News highlights, market trends, and original data analysis related to the U.S. retail food & beverage industry … by Jay Nargundkar
As has been noted on this blog previously, among the ways soda manufacturers are revamping their portfolios amid slumping sales is to offer smaller portion sizes around 1/3 smaller than typical 12 oz. cans. A recent AP story suggests this initiative is picking up steam:
7.5-ounce “mini-cans” and 8-ounce and 8.5-ounce glass and aluminum bottles are taking up more space on supermarket shelves. The cans and bottles have been around for a few years, but Coke and Pepsi are making them more widely available and marketing them more aggressively.
As part of its “Share-a-Coke” campaign that printed popular names on cans and bottles last year, for instance, Coke says it distributed a million mini-cans…
The focus on smaller sizes isn’t a detriment to the bottom line, either, thanks to selling for a higher per-ounce price on shelves:
[Coke’s North American president Sandy Douglas] noted a regular 12-ounce can of Coke on average sell for 31 cents. By comparison, a 7.5-ounce mini-can sells for 40 cents. That translates to 2.6 cents-per-ounce for a regular can, versus 5.3 cents-per ounce for the mini version.

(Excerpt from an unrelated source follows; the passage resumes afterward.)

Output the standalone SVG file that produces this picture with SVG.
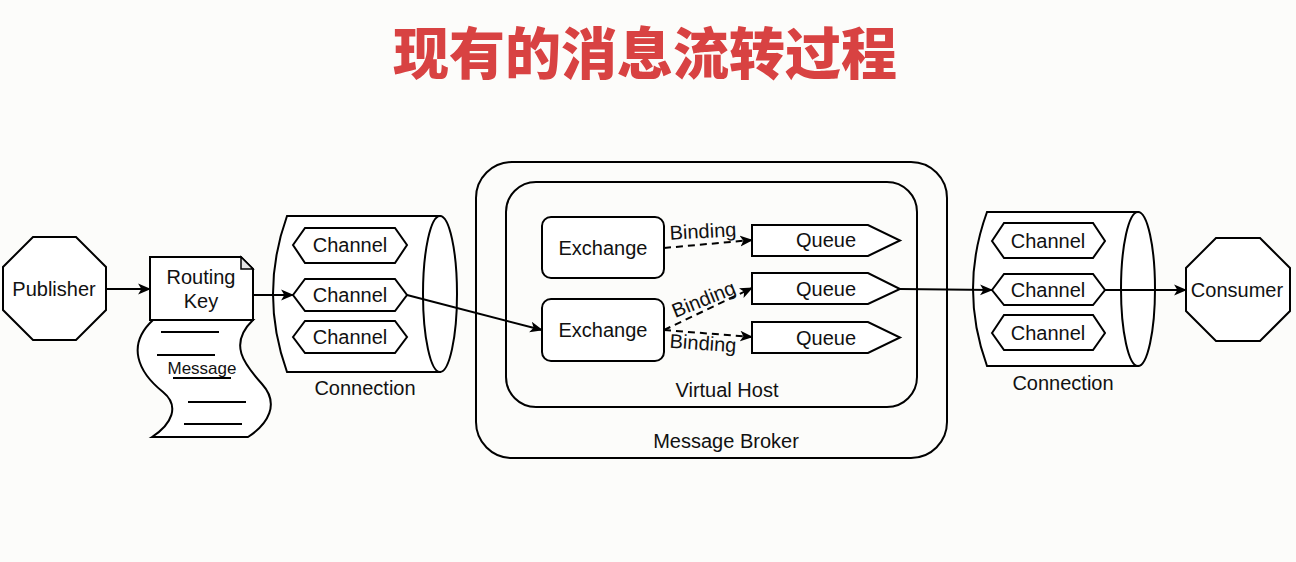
<svg xmlns="http://www.w3.org/2000/svg" width="1296" height="562" viewBox="0 0 1296 562">
<style>
.s{fill:#ffffff;stroke:#000;stroke-width:2}
.n{fill:none;stroke:#000;stroke-width:2}
.t{font-family:"Liberation Sans",Arial,sans-serif;font-size:20px;fill:#111;text-anchor:middle}
.e{stroke:#000;stroke-width:2;fill:none}
.d{stroke:#000;stroke-width:2;fill:none;stroke-dasharray:7 5}
</style>
<defs>
<marker id="ah" viewBox="0 0 12 12" refX="11" refY="6" markerWidth="13" markerHeight="13" markerUnits="userSpaceOnUse" orient="auto">
<path d="M0,1 L12,6 L0,11 L3,6 Z" fill="#000"/>
</marker>
</defs>
<rect width="1296" height="562" fill="#fcfcfa"/>
<text x="645" y="74" font-family="'Noto Sans CJK SC',sans-serif" font-size="56" font-weight="900" fill="#d84242" text-anchor="middle">现有的消息流转过程</text>

<g id="publisher">
<polygon class="s" points="33,237 76,237 106,267 106,310 76,340 33,340 3,310 3,267"/>
<text class="t" x="54" y="296">Publisher</text>
</g>

<g id="message">
<path class="s" d="M153,320 C126,345 138,372 163,392 C180,406 172,424 152,437 L248,437 C268,424 280,404 262,384 C244,364 228,344 253,320 Z"/>
<g class="n">
<line x1="161" y1="332" x2="219" y2="332"/>
<line x1="157" y1="355" x2="215" y2="355"/>
<line x1="173" y1="378" x2="231" y2="378"/>
<line x1="188" y1="402" x2="246" y2="402"/>
<line x1="184" y1="424" x2="242" y2="424"/>
</g>
<text class="t" x="202" y="374" style="font-size:17px">Message</text>
</g>

<g id="routing-key">
<path class="s" d="M150,257 L241,257 L253,269 L253,320 L150,320 Z"/>
<path d="M241,257 L241,269 L253,269 Z" fill="#e6e6e6" stroke="#000" stroke-width="1.5"/>
<text class="t" x="201" y="284">Routing</text>
<text class="t" x="201" y="308">Key</text>
</g>

<g id="connection-left">
<path class="s" d="M287,216 L440,216 L440,372 L287,372 Q259,294 287,216 Z"/>
<ellipse class="s" cx="440" cy="294" rx="17" ry="78"/>
<text class="t" x="365" y="395">Connection</text>
</g>
<g id="channel-l1">
<polygon class="s" points="293,245 305,228 395,228 407,245 395,263 305,263"/>
<text class="t" x="350" y="252">Channel</text>
</g>
<g id="channel-l2">
<polygon class="s" points="293,295 305,279 395,279 407,295 395,311 305,311"/>
<text class="t" x="350" y="302">Channel</text>
</g>
<g id="channel-l3">
<polygon class="s" points="293,337 305,321 395,321 407,337 395,353 305,353"/>
<text class="t" x="350" y="344">Channel</text>
</g>

<g id="message-broker">
<rect class="n" x="476" y="162" width="471" height="296" rx="36"/>
<text class="t" x="726" y="448">Message Broker</text>
</g>
<g id="virtual-host">
<rect class="n" x="506" y="182" width="411" height="225" rx="30"/>
<text class="t" x="727" y="397">Virtual Host</text>
</g>
<g id="exchange-1">
<rect class="s" x="542" y="217" width="122" height="61" rx="9"/>
<text class="t" x="603" y="255">Exchange</text>
</g>
<g id="exchange-2">
<rect class="s" x="542" y="299" width="122" height="62" rx="9"/>
<text class="t" x="603" y="337">Exchange</text>
</g>
<g id="queue-1">
<polygon class="s" points="752,225 868,225 900,240.5 868,256 752,256"/>
<text class="t" x="826" y="247">Queue</text>
</g>
<g id="queue-2">
<polygon class="s" points="752,273 868,273 900,289 868,304 752,304"/>
<text class="t" x="826" y="296">Queue</text>
</g>
<g id="queue-3">
<polygon class="s" points="752,322 868,322 900,337.5 868,353 752,353"/>
<text class="t" x="826" y="345">Queue</text>
</g>

<g id="connection-right">
<path class="s" d="M987,212 L1138,212 L1138,366 L987,366 Q959,289 987,212 Z"/>
<ellipse class="s" cx="1138" cy="289" rx="17" ry="77"/>
<text class="t" x="1063" y="390">Connection</text>
</g>
<g id="channel-r1">
<polygon class="s" points="992,241 1004,223 1093,223 1105,241 1093,258 1004,258"/>
<text class="t" x="1048" y="248">Channel</text>
</g>
<g id="channel-r2">
<polygon class="s" points="992,290 1004,274 1093,274 1105,290 1093,305 1004,305"/>
<text class="t" x="1048" y="297">Channel</text>
</g>
<g id="channel-r3">
<polygon class="s" points="992,333 1004,315 1093,315 1105,333 1093,350 1004,350"/>
<text class="t" x="1048" y="340">Channel</text>
</g>

<g id="consumer">
<polygon class="s" points="1216,238 1260,238 1290,268 1290,311 1260,341 1216,341 1186,311 1186,268"/>
<text class="t" x="1237" y="297">Consumer</text>
</g>

<g id="connectors">
<line class="e" x1="106" y1="289" x2="150" y2="289" marker-end="url(#ah)"/>
<line class="e" x1="253" y1="295" x2="293" y2="295" marker-end="url(#ah)"/>
<line class="e" x1="407" y1="295" x2="542" y2="330" marker-end="url(#ah)"/>
<line class="d" x1="664" y1="248" x2="752" y2="240" marker-end="url(#ah)"/>
<line class="d" x1="664" y1="330" x2="752" y2="288" marker-end="url(#ah)"/>
<line class="d" x1="664" y1="330" x2="752" y2="337" marker-end="url(#ah)"/>
<line class="e" x1="900" y1="289" x2="992" y2="290" marker-end="url(#ah)"/>
<line class="e" x1="1105" y1="290" x2="1186" y2="290" marker-end="url(#ah)"/>
<text class="t" x="703" y="238" transform="rotate(-3 703 232)">Binding</text>
<text class="t" x="704" y="306" transform="rotate(-22 704 300)">Binding</text>
<text class="t" x="703" y="350" transform="rotate(4 703 344)">Binding</text>
</g>
</svg>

A look at Coke and Pepsi’s estimated mainstream U.S. retail sales for the past two years backs up the idea that the companies’ focus on smaller portion sizes is a smart bet. For portion sizes of cans and bottles between 7.0-8.5 ounces, Coke sales (including Coke Zero) increased nearly 9% on a dollar-basis from 2013 to 2014, while Pepsi (including Diet Pepsi) saw sales of those sizes rise over 13% over the same period. Coke outsold Pepsi among these sizes by an approximate 2.7-to-1 basis.
While smaller bottles and cans are seeing sales growth and carry higher margins, they represented just 2.6% on a dollar-basis of Coke’s U.S. retail sales in 2014, and 1.2% for Pepsi. While consumers may be gradually warming to smaller portion sizes, retail sales of soda are still dominated by the “big” boys.